Frequently Asked Questions

What is the BCS PCIRM exam format?

PCIRM is a supervised, closed-book, scenario-based online exam lasting 90 minutes. It uses mixed objective question types including multiple choice, multiple response and matching. The pass mark is 39 out of 60 (65%), and delivery is digital only via BCS.

How much does the BCS PCIRM exam cost?

BCS lists the UK exam price at £230, inclusive of a £35 remote proctoring fee, with VAT applied at purchase. International pricing may vary.

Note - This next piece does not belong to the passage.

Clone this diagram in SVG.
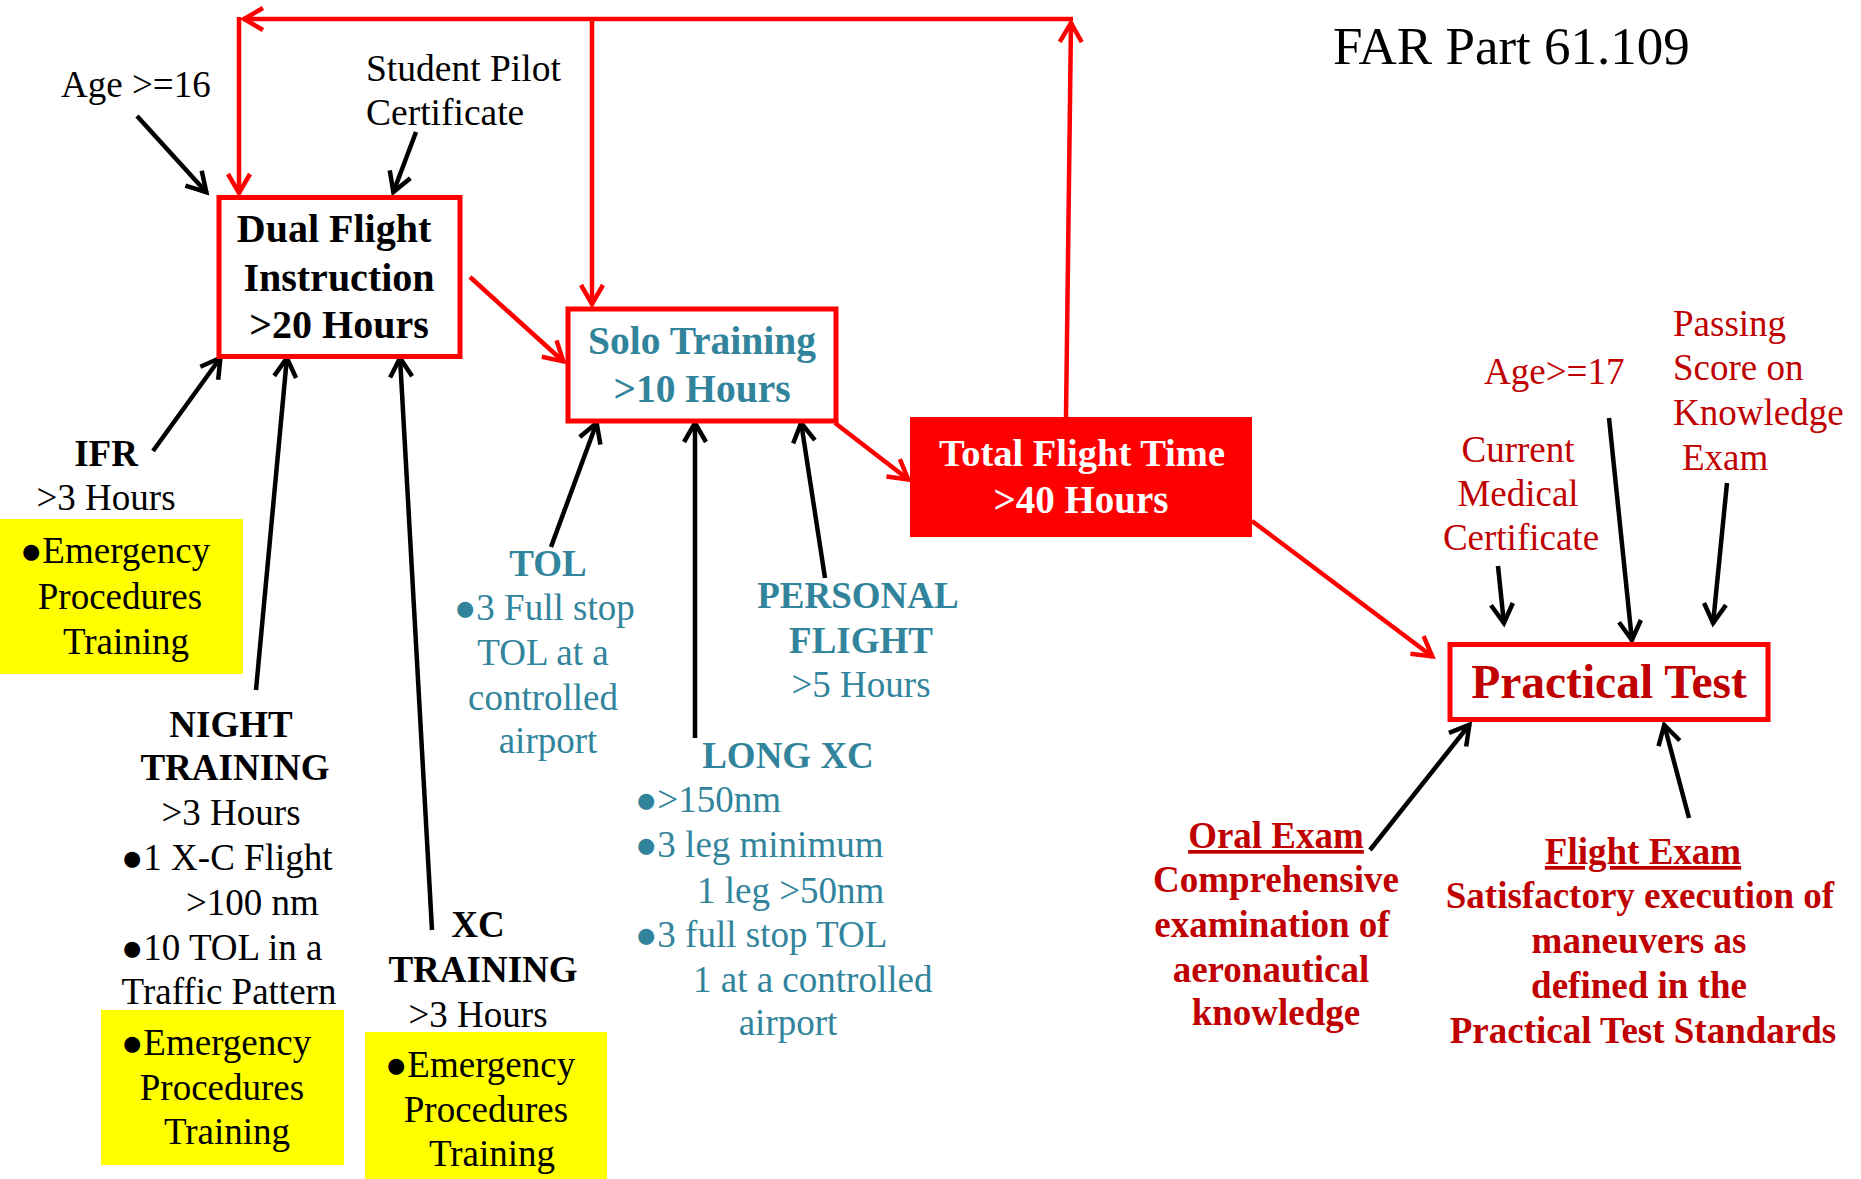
<svg xmlns="http://www.w3.org/2000/svg" width="1861" height="1179" viewBox="0 0 1861 1179">
<style>
text{font-family:"Liberation Serif","Times New Roman",serif;font-size:37px}
.b{font-weight:bold}
.m{text-anchor:middle}
.k{fill:#000}
.t{fill:#31849B}
.r{fill:#C00000}
.w{fill:#FFFFFF}
.u{text-decoration:underline}
.box{fill:#FFFFFF;stroke:#FF0000;stroke-width:5}
.yel{fill:#FFFF00}
.ca{stroke:#000;stroke-width:4.5;fill:none}
.cr{stroke:#FF0000;stroke-width:4.5;fill:none}
</style>
<defs>
<marker id="ab" viewBox="-26 -16 32 32" refX="0" refY="0" markerWidth="32" markerHeight="32" markerUnits="userSpaceOnUse" orient="auto" overflow="visible">
<path d="M-20,-11 L-1,0 L-20,11" fill="none" stroke="#000" stroke-width="4.5"/>
</marker>
<marker id="ar" viewBox="-26 -16 32 32" refX="0" refY="0" markerWidth="32" markerHeight="32" markerUnits="userSpaceOnUse" orient="auto" overflow="visible">
<path d="M-20,-11 L-1,0 L-20,11" fill="none" stroke="#FF0000" stroke-width="4.5"/>
</marker>
</defs>
<rect width="1861" height="1179" fill="#FFFFFF"/>

<g id="connectors">
<line class="cr" x1="1066" y1="417" x2="1071" y2="22" marker-end="url(#ar)"/>
<line class="cr" x1="1073" y1="19" x2="243" y2="19" marker-end="url(#ar)"/>
<line class="cr" x1="239" y1="17" x2="239" y2="194" marker-end="url(#ar)"/>
<line class="cr" x1="592" y1="19" x2="592" y2="305" marker-end="url(#ar)"/>
<line class="cr" x1="470" y1="277" x2="564" y2="362" marker-end="url(#ar)"/>
<line class="cr" x1="835" y1="423" x2="909" y2="480" marker-end="url(#ar)"/>
<line class="cr" x1="1252" y1="521" x2="1433" y2="657" marker-end="url(#ar)"/>
<line class="ca" x1="137" y1="116" x2="207" y2="193" marker-end="url(#ab)"/>
<line class="ca" x1="416" y1="132" x2="393" y2="193" marker-end="url(#ab)"/>
<line class="ca" x1="153" y1="451" x2="221" y2="357" marker-end="url(#ab)"/>
<line class="ca" x1="256" y1="690" x2="287" y2="357" marker-end="url(#ab)"/>
<line class="ca" x1="432" y1="930" x2="400" y2="357" marker-end="url(#ab)"/>
<line class="ca" x1="551" y1="547" x2="597" y2="422" marker-end="url(#ab)"/>
<line class="ca" x1="695" y1="738" x2="695" y2="422" marker-end="url(#ab)"/>
<line class="ca" x1="825" y1="578" x2="801" y2="422" marker-end="url(#ab)"/>
<line class="ca" x1="1498" y1="566" x2="1504" y2="624" marker-end="url(#ab)"/>
<line class="ca" x1="1609" y1="418" x2="1632" y2="641" marker-end="url(#ab)"/>
<line class="ca" x1="1727" y1="483" x2="1713" y2="624" marker-end="url(#ab)"/>
<line class="ca" x1="1370" y1="850" x2="1470" y2="724" marker-end="url(#ab)"/>
<line class="ca" x1="1689" y1="818" x2="1664" y2="724" marker-end="url(#ab)"/>
</g>

<g id="title"><text x="1333" y="64" style="font-size:53px" class="k">FAR Part 61.109</text></g>

<g id="age16"><text x="61" y="97" class="k">Age &gt;=16</text></g>
<g id="student-pilot">
<text x="366" y="81" class="k" style="font-size:37.5px">Student Pilot</text>
<text x="366" y="125" class="k" style="font-size:37.5px">Certificate</text>
</g>

<g id="dual">
<rect class="box" x="219" y="197.5" width="241" height="159"/>
<text x="334" y="242" class="b m k" style="font-size:40px">Dual Flight</text>
<text x="339" y="291" class="b m k" style="font-size:40px">Instruction</text>
<text x="339" y="338" class="b m k" style="font-size:40px">&gt;20 Hours</text>
</g>

<g id="solo">
<rect class="box" x="568" y="309" width="268" height="112"/>
<text x="702" y="354" class="b m t" style="font-size:39.5px">Solo Training</text>
<text x="702" y="402" class="b m t" style="font-size:39.5px">&gt;10 Hours</text>
</g>

<g id="total">
<rect x="910" y="417" width="342" height="120" fill="#FF0000"/>
<text x="1082" y="466" class="b m w" style="font-size:38.5px">Total Flight Time</text>
<text x="1081" y="513" class="b m w" style="font-size:39px">&gt;40 Hours</text>
</g>

<g id="practical">
<rect class="box" x="1450" y="644.5" width="318" height="75"/>
<text x="1609" y="698" class="b m r" style="font-size:47.5px">Practical Test</text>
</g>

<g id="ifr">
<text x="106" y="466" class="b m k">IFR</text>
<text x="106" y="510" class="m k">&gt;3 Hours</text>
<rect class="yel" x="0" y="519" width="243" height="155"/>
<text x="20" y="563" class="k">●Emergency</text>
<text x="120" y="609" class="m k">Procedures</text>
<text x="126" y="654" class="m k">Training</text>
</g>

<g id="night">
<text x="231" y="737" class="b m k">NIGHT</text>
<text x="235" y="780" class="b m k">TRAINING</text>
<text x="231" y="825" class="m k">&gt;3 Hours</text>
<text x="121" y="870" class="k">●1 X-C Flight</text>
<text x="186" y="915" class="k">&gt;100 nm</text>
<text x="121" y="960" class="k">●10 TOL in a</text>
<text x="229" y="1004" class="m k">Traffic Pattern</text>
<rect class="yel" x="101" y="1010" width="243" height="155"/>
<text x="121" y="1055" class="k">●Emergency</text>
<text x="222" y="1100" class="m k">Procedures</text>
<text x="227" y="1144" class="m k">Training</text>
</g>

<g id="xc">
<text x="478" y="937" class="b m k">XC</text>
<text x="483" y="982" class="b m k">TRAINING</text>
<text x="478" y="1027" class="m k">&gt;3 Hours</text>
<rect class="yel" x="365" y="1032" width="242" height="147"/>
<text x="385" y="1077" class="k">●Emergency</text>
<text x="486" y="1122" class="m k">Procedures</text>
<text x="492" y="1166" class="m k">Training</text>
</g>

<g id="tol">
<text x="548" y="576" class="b m t">TOL</text>
<text x="454" y="620" class="t">●3 Full stop</text>
<text x="543" y="665" class="m t">TOL at a</text>
<text x="543" y="710" class="m t">controlled</text>
<text x="548" y="753" class="m t">airport</text>
</g>

<g id="personal">
<text x="858" y="608" class="b m t">PERSONAL</text>
<text x="861" y="653" class="b m t">FLIGHT</text>
<text x="861" y="697" class="m t">&gt;5 Hours</text>
</g>

<g id="longxc">
<text x="788" y="768" class="b m t">LONG XC</text>
<text x="635" y="812" class="t">●&gt;150nm</text>
<text x="635" y="857" class="t">●3 leg minimum</text>
<text x="697" y="903" class="t">1 leg &gt;50nm</text>
<text x="635" y="947" class="t">●3 full stop TOL</text>
<text x="693" y="992" class="t">1 at a controlled</text>
<text x="788" y="1035" class="m t">airport</text>
</g>

<g id="age17"><text x="1484" y="384" class="r">Age&gt;=17</text></g>
<g id="passing">
<text x="1673" y="336" class="r">Passing</text>
<text x="1673" y="380" class="r">Score on</text>
<text x="1673" y="425" class="r">Knowledge</text>
<text x="1682" y="470" class="r">Exam</text>
</g>
<g id="medical">
<text x="1518" y="462" class="m r">Current</text>
<text x="1518" y="506" class="m r">Medical</text>
<text x="1521" y="550" class="m r">Certificate</text>
</g>

<g id="oral">
<text x="1276" y="848" class="b m r u">Oral Exam</text>
<text x="1276" y="892" class="b m r">Comprehensive</text>
<text x="1272" y="937" class="b m r">examination of</text>
<text x="1271" y="982" class="b m r">aeronautical</text>
<text x="1276" y="1025" class="b m r">knowledge</text>
</g>

<g id="flight">
<text x="1643" y="864" class="b m r u">Flight Exam</text>
<text x="1640" y="908" class="b m r">Satisfactory execution of</text>
<text x="1639" y="953" class="b m r">maneuvers as</text>
<text x="1639" y="998" class="b m r">defined in the</text>
<text x="1643" y="1043" class="b m r">Practical Test Standards</text>
</g>
</svg>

Accredited training courses charge separately and often bundle the exam.

What topics carry the most weight on PCIRM?

Per BCS syllabus v7.1 (July 2022), risk identification and risk assessment are each 21% of the exam, risk treatment is 19%, establishing an IRM programme is 12%, and fundamentals are 10%. Concepts/framework, monitor/review, and presenting risks/business case are 5–6% each.

Are there prerequisites for PCIRM?

BCS states there are no formal entry requirements, though candidates need a good standard of written English and benefit from information assurance awareness. An accredited training course is recommended but self-study candidates can book the exam with BCS.

Which standards does PCIRM emphasise?

The syllabus centres on information risk management practice using international standards including ISO Guide 73, ISO 27001, ISO 27005, ISO 31000 and BS 31100, plus awareness of UK instruments such as data protection/UK GDPR, Freedom of Information, Official Secrets and PCI DSS where relevant.

Is PCIRM open book?

No. BCS specifies a closed-book exam: no materials may be taken into the examination. Reasonable adjustments (including additional time) can be requested under the BCS accessibility policy.